Python time can use “absolute”-reference setting, for which Time-Zone the said time-value was actually meant.
# ( ... )
#-----------------------------------------------------------
class UTC_minus5( datetime.tzinfo ):
""" __doc__
USAGE: UTC_minus5( datetime.tzinfo )
PARAMETERS: ...
EXAMPLE: UTC_minus5( 'UTC' )
THROWS: exceptions appeared on w7, where locale-specific
encodings of UTC_minus5( 'UTC' ) responses caused
internally unhandled exceptions.
Once w7-system-locale has bee changes so as to use
US-locale details, this problem ceased to exist.
REF.s: https://labix.org/python-dateutil#head-8bf499d888b70bc300c6c8820dc123326197c00f
https://www.epochconverter.com/timezones
http://pytz.sourceforge.net/
* https://julien.danjou.info/blog/2015/python-and-timezones
"Why you really, really, should never ever deal with timezones"
"""
def tzname( self, *farg ):
return 'UTC-5'
def utcoffset( self, *farg ):
return datetime.timedelta( hours = -5 )
def dst( self, *farg ):
return datetime.timedelta( 0 )
#-----------------------------------------------------------
TZ_UTC_minus5 = UTC_minus5()
TZ_UTC = tz.gettz( 'UTC' )
#-----------------------------------------------------------
So Python “absolute”-ref’d TZ-aware times can solve your problem, as these can be converted into a Global Universal Time Coordinated ( UTC+00:00:00 ) and thus providing your model a solid ground for “aligned” inputs into your “learner-algorithm”.
# (...)
return datetime.datetime( int( aFF_DICT_stringEVENT_DATE[ :4] ), # YYYY-
int( aFF_DICT_stringEVENT_DATE[5:7] ), # -MM-
int( aFF_DICT_stringEVENT_DATE[8:10] ), # -DD
tzinfo = TZ_UTC # <_All_Day_>
)
Nota Bene:
In my past Quant models, I trained 1k5-feature-wide models for XAUUSD and later extended them with fundamentals ( yes, UTC-coordinated features, derived from fundamentals ), and this was a way harder work than expected.

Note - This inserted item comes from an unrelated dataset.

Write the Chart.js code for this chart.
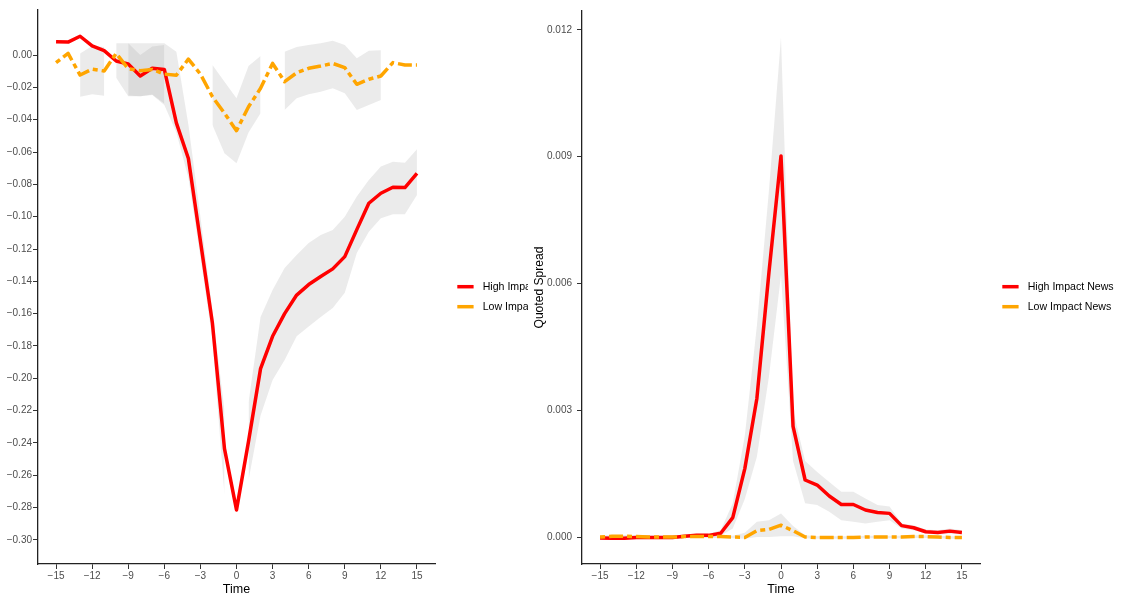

Quant models ( at least during those years ) did not generalise well enough after fundamentals were added – be it for their already good predictive powers from TA-features, or by having too few samples ( as few as 1E+5 fundamentals within epoch of about 1E+9 PriceDomain samples – for details see Hoeffding, Hoeffding, Hoeffding … ),
so as Adams’ “Hitchhiker’s Guide to Galaxy” reveals to us, Earth-bound mortals – do not panic :o)